Moyen-Orient – France: Diplomatie économique et renseignements

Le Ministre français des Affaires étrangères Laurent Fabius annonce l’intégration de la dimension économique dans la mission fondamentale des Ambassadeurs de France à l’étranger. Pourtant, la prospection des marchés et l’identification des opportunités, les évaluations du risque-pays, le soutien aux entreprises françaises et leur accompagnement de manière générale, sont des missions entendues des chancelleries, des Ambassadeurs et de leurs équipes commerciales (Postes d’Expansion Economique, en coopération avec de multiples groupements d’affaires, de réseaux et de sociétés spécialisées: MEDEF International, UBI France, ADIT, etc.). Maintenant, un objectif quantifié, et ambitieux, leur est fixé : contribuer activement à l’augmentation des exportations françaises, pour que soit atteint l’équilibre de la balance commerciale, hors énergies, en 2017. Une piqûre de rappel en ces temps de crise, une responsabilisation supplémentaire.

Hasard du calendrier politique et administratif, un diplomate, Bernard Bajolet, devient chef de la Direction Générale de la Sécurité Extérieure, alors que le Ministre des Affaires étrangères engageait ses troupes dans un domaine qui couvre aussi bien la diplomatie que le renseignement. Bajolet, un arabisant fin connaisseur du monde arabe et islamique, devient chef des Services secrets français, alors que le monde arabe et islamique qu’il connaît le mieux déborde d’instabilité et de violence. Le terrorisme islamiste est au coeur de ses préoccupations naturellement, et le monitoring du djihad global et de ses points d’ancrage et bases arrières à travers le monde arabo-musulman est son travail quotidien. Mais ses services, au croisement de la diplomatie grise et de l’Intelligence économique, auraient une contribution directe à faire pour permettre que soit atteint l’objectif 2017 tel qu’annoncé par Laurent Fabius.
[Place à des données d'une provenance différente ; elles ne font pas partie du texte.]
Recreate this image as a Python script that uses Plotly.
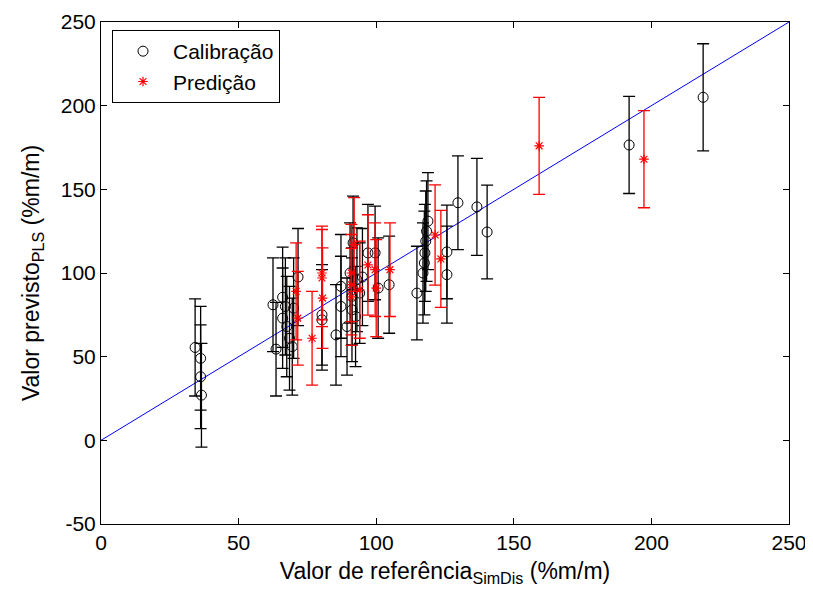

C’est d’autant plus cohérent, que le nouveau chef des services français pratique une région qui déborde, aussi, de pétrodollars à recycler.

En dépit de nombreux efforts, et malgré la multiplication des missions et des organismes qui lui sont dédiés, l’Intelligence Economique à la française souffre de l’absence d’une véritable plateforme d’échanges qui mettrait en commun des moyens opérationnels et qui permettrait une coordination pertinente des stratégies d’actions au service des entreprises françaises. Il s’agit avant tout de mettre au service de l’économie nationale et donc au service des entreprises privées et publiques, un savoir-faire et des technicités, et même aussi des technologies, que les services de renseignements maîtrisent. Il s’agit aussi de mettre au service des entreprises les moyens d’influence que possèdent les réseaux diplomatiques français à l’étranger. Une pratique normale chez les Américains qui mettent au service de leurs exportateurs les moyens de leurs organismes de renseignements et le poids et l’influence de leurs représentations diplomatiques.

Décloisonner l’administration est, certes, une entreprise complexe, longue, et essentiellement politique. Mais, jeter des ponts et créer de réelles synergies entre des services spécifiques est indispensable lorsqu’on doit repenser sa stratégie de soutien aux entreprises françaises sur les marchés étrangers porteurs, comme ceux du Moyen-Orient, et favoriser l’émergence d’une Intelligence Economique cohérente et proactive. L’annonce de “l’objectif 2017” devrait amener à lever certains tabous qui entravent l’installation d’une véritable “diplomatie économique” qui couple, de manière opérationnelle, l’action diplomatique et le renseignement économique. Le couple MAE-DGSE pourrait y contribuer.